It’s good to see some coverage in the Australian media, including stories in this morning’s Age and Australian of the war crimes trial of former Liberian president Charles Taylor, which began in The Hague two years ago.

Taylor, who testified yesterday for the first time, faces 11 charges of murder and other atrocities related to the 1990s civil war in Liberia’s neighbor, Sierra Leone. He denied responsibility, claiming (implausibly) that he had always done what he “thought was right in the interests of justice and fair play”.

Taylor’s trial represents the first time that an African leader has been brought to account before an international tribunal. A handful of African despots have been tried in their own countries — Macías Nguema of Equatorial Guinea in 1979, Jean-Bédel Bokassa of Central Africa in 1987 — and rather more have been summarily killed, but for the most part there has been little accountability for the blood shed on the continent over the last 50 years.

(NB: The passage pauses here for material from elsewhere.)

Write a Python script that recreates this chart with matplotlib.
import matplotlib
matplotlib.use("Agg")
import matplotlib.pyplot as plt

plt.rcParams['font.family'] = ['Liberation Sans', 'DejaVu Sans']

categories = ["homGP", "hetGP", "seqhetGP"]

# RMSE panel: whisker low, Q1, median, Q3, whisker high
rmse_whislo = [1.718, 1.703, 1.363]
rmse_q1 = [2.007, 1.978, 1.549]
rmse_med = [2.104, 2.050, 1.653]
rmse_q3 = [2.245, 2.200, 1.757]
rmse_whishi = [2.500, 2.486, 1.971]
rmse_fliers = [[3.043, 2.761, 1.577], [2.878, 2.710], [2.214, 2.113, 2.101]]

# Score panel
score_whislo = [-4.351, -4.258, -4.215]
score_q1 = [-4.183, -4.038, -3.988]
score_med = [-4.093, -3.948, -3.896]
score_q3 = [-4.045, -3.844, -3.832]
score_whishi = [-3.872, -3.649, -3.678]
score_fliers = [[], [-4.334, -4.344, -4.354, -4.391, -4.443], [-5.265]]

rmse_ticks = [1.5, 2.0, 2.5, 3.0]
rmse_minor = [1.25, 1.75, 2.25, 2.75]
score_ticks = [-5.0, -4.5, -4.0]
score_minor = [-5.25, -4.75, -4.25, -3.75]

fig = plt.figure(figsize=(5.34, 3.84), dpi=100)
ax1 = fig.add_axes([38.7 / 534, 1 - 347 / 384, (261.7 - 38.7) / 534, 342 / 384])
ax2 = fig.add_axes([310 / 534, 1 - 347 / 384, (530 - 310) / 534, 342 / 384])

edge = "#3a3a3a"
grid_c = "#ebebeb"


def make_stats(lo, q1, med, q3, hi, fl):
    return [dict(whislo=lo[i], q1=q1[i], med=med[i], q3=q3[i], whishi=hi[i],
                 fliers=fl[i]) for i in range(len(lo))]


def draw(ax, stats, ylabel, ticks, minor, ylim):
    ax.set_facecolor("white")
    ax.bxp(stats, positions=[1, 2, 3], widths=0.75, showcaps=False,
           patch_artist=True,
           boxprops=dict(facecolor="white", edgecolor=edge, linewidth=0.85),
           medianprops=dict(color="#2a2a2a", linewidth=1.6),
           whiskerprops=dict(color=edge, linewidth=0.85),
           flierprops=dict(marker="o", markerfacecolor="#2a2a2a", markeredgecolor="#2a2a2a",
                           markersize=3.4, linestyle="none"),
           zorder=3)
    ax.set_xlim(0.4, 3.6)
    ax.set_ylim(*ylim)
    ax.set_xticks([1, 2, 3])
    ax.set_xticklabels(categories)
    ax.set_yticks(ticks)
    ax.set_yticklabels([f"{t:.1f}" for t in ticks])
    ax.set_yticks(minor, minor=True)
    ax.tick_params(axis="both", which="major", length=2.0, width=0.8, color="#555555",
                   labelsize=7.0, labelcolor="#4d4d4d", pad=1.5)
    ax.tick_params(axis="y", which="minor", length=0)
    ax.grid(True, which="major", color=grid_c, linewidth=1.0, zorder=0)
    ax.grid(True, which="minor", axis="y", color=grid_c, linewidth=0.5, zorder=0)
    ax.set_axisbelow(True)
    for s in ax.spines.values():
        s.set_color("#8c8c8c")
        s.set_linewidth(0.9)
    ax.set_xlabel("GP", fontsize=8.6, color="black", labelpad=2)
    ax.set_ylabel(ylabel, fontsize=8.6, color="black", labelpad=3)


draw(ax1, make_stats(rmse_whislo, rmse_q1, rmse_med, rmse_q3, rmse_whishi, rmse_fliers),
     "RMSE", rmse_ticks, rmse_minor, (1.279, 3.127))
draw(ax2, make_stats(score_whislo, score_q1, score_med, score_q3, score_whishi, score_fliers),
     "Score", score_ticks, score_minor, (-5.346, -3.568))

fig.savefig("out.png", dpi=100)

The lack of international concern for the crimes of Africa contrasts unfavorably with the attention given to events elsewhere. The International Criminal Tribunal for the former Yugoslavia has pursued, at great cost, the culprits from a series of wars whose casualties — while the heaviest in Europe for a generation — are dwarfed by those of Sierra Leone, Congo, Sudan and many others.

From the end of colonialism in the 1960s through to the end of the cold war and beyond, Africa presented an almost unrelieved scene of coups, dictatorships, massacres and civil wars. For long periods, the number of African democracies could be counted on one hand, with a finger or two left over.

The last two decades have brought change to much of the continent, and there are now a number of democratic success stories. Yet democratisation often just presented old despots in a new guise, and many of the worst criminals died peacefully in their beds, or are still at liberty. (It should also be pointed out that the crimes of European powers in the colonial era went equally unpunished.)

In certain circles, it was long considered improper to mention this massive failure of governance in Africa — as if drawing attention to atrocities, rather than failing to punish them, was the real evidence of racism.

On the contrary, the west’s lack of interest in its former colonies, and its indulgent attitude towards the continent’s authoritarians, created an environment in which crimes against humanity were allowed to flourish. Justice for Charles Taylor and his like will be an important step on Africa’s road to redemption.